Among the EIRM approaches, we have focused on explaining the item side only of the response data. There are huge potentials to extend polytomous item explanatory IRT models. For instance, although we have investigated the main effects of item properties in the empirical studies, the interaction effects between them can be taken into account as well. We can also consider adding person predictors and/or person-by-item predictors, which are extended with person or doubly explanatory models such as a latent regression and differential item functioning analysis. A future study could address a multidimensional extension of the models to examine interactions between item properties and individual persons when the item property effects vary over all persons, which are applications of the random-weights linear logistic test model (Rijmen & De Boeck, 2002) to polytomous data.

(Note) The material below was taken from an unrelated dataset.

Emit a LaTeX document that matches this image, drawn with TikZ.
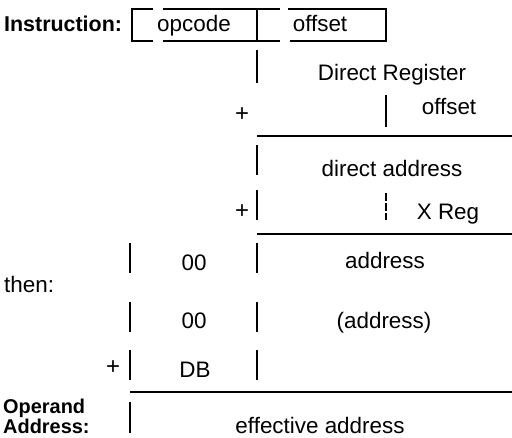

In addition, when we are not sure of perfect explanation through the observed item properties, by allowing for random residuals, item error terms can be added to the polytomous item explanatory models, which can enhance predictions of the item property effects. This is an extension of the linear logistic test model with random item error (Janssen, Schepers, & Peres, 2004) to polytomous data (see Kim, 2018). Last, we have considered the two-facet situation (person and item), but this may not be the only consideration. A future study could concern other-facet situations (e.g., rater, task, and criteria) with different facet properties (see Eckes, 2009).

This research also sheds light on the methodological advantages of item explanatory modeling. In the polytomous item explanatory models we have specified, the step difficulty parameters or the item location (overall item difficulty) parameters are constrained to be a linear combination of the effects of item properties. These models allow to estimate a smaller number of item parameters than the saturated model to explain and predict the item effects, which is a methodological advantage in extracting essential and meaningful elementary components by incorporating item properties. They are useful to understand how the items generated by item design or test construction work, as well as to validate hypothesized constructs for item design or test construction. The models can also help us generate new items by composing specified combinations of the item property effects so that we can predict item locations or step difficulties of the newly developed items in a more scientific and systematic manner rather than an intuitive manner. It is promising that item explanatory models are widely used for polytomous data to measure the effects of various testing conditions such as raters, cognitive operations, and item exposure time, as has been done for dichotomous data (e.g., Fischer, 1973; Kubinger, 2009; Poinstingl, 2009).

In conclusion, we can say that the polytomous item explanatory IRT models can have a large effect in methodological foundations for the educational and psychological measurement, particularly with consideration for De Boeck and Wilson’s (2004) EIRM framework. Peter Drucker, a famous management thinker, said, “If we can’t measure it, we can’t manage and improve it.” Likewise, if we cannot explain the measurement, we cannot know how to improve it.